The recent renovation, which included updating the heating and cooling systems, removing asbestos flooring and installing new kitchen equipment, was paid for through a trust established when the diocese sold a 13-acre portion of the original property several years ago.

Tempur-Pedic has also donated mattresses for all the cabins at the camp, and a high and low ropes course has been added.
“We want to offer that to the community for team-building exercises,” Ms.
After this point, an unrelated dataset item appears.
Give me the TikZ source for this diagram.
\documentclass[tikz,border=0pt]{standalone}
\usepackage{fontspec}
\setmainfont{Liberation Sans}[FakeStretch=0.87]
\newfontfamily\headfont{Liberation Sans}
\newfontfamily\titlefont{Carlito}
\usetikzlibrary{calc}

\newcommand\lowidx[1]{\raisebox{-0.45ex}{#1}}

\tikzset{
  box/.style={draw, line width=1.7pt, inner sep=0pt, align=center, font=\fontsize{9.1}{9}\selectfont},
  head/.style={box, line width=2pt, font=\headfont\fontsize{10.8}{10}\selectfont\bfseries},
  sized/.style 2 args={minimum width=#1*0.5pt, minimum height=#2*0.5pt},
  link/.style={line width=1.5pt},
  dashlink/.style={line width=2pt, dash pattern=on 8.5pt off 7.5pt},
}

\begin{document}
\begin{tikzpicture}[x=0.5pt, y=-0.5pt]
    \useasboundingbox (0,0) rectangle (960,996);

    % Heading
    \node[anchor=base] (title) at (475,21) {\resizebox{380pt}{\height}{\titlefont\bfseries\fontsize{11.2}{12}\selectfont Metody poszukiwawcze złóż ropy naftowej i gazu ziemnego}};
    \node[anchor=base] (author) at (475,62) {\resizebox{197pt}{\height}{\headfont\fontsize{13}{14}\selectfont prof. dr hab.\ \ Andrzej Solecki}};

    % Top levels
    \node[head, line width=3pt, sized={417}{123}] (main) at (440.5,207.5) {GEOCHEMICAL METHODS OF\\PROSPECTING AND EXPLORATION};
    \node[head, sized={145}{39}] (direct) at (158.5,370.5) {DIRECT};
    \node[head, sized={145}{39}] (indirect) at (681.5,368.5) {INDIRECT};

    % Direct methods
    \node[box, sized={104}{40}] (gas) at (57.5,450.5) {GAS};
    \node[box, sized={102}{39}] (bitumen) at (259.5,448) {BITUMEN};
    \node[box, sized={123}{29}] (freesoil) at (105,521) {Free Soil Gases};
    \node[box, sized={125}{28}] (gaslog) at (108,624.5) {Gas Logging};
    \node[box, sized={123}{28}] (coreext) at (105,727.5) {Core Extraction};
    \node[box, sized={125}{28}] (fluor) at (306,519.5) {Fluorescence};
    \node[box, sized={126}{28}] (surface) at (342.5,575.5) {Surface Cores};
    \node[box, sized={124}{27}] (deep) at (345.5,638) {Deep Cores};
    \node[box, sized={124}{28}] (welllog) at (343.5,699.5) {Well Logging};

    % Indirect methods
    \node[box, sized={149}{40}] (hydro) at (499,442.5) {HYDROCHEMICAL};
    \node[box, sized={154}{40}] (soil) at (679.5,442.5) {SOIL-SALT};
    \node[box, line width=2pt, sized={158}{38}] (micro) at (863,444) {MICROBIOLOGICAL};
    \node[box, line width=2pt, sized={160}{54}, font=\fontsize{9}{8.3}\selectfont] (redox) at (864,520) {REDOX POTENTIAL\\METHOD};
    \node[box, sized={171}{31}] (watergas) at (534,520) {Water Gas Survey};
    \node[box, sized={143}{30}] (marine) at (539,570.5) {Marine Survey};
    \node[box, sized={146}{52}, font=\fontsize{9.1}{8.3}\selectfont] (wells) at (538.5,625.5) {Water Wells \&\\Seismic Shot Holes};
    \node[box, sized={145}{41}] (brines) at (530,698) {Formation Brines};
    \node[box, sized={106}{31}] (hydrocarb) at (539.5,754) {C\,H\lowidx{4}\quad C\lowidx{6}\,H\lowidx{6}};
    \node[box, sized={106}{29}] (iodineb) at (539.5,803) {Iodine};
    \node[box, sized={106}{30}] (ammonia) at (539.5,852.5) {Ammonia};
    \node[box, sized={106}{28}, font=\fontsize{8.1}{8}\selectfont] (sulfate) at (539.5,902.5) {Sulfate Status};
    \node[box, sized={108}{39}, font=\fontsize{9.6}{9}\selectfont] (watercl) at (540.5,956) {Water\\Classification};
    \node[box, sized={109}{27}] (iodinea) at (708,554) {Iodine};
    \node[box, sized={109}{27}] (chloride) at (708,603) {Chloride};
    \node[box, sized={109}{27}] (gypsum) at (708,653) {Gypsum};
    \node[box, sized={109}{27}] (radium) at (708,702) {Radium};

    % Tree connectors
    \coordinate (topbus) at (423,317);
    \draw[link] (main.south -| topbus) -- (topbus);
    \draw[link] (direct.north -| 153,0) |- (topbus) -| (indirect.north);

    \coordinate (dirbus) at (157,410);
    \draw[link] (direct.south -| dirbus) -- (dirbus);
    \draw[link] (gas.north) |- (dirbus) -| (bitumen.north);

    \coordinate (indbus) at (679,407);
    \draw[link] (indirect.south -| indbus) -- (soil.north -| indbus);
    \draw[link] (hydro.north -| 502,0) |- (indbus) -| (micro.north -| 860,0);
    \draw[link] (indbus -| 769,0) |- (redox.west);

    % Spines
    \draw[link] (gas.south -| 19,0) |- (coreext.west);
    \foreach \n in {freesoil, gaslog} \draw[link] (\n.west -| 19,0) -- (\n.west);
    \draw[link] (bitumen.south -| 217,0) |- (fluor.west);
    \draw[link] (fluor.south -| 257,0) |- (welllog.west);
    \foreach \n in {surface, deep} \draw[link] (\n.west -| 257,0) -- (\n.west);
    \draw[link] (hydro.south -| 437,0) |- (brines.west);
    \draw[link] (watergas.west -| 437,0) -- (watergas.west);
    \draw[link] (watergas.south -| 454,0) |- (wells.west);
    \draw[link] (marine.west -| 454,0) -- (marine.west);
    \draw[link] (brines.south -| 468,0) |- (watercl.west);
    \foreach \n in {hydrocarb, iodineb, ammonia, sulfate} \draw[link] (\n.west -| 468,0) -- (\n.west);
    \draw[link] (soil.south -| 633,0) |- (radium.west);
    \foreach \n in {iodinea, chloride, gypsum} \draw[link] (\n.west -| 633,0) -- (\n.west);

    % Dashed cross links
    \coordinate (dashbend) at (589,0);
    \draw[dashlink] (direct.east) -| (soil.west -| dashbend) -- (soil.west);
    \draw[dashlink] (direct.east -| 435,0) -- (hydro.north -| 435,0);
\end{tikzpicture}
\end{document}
Tees said.

She is developing the camp’s summer activities “to make sure the programs are relevant in the global society.”

For example, to help campers understand the worldwide scarcity of clean water, they’ll walk the trails with buckets of water to see what daily life is like for kids in developing countries.

“We’ve been really blessed here,” she said. “We want to learn how can we bless others.”

The camp is also investing in canoes, Sunfish and kayaks to be used on the camp’s quarter-mile of Soundfront beach.

“In the past we hadn’t been as much on the Sound as we could be,” Ms. Tees said. “We should use the resources we have here.”

After Bishop Provenzano came on board and the diocese was considering its options for the site, the property was appraised at $9 million. The diocese could have sold the property, she said, but the bishop had seen how much summer camp experiences had helped his own children become self-reliant.

“The waterfront is valuable, but so are young people,” she said. “We want to be a ministry to the local community. We want to serve as a rallying spot.”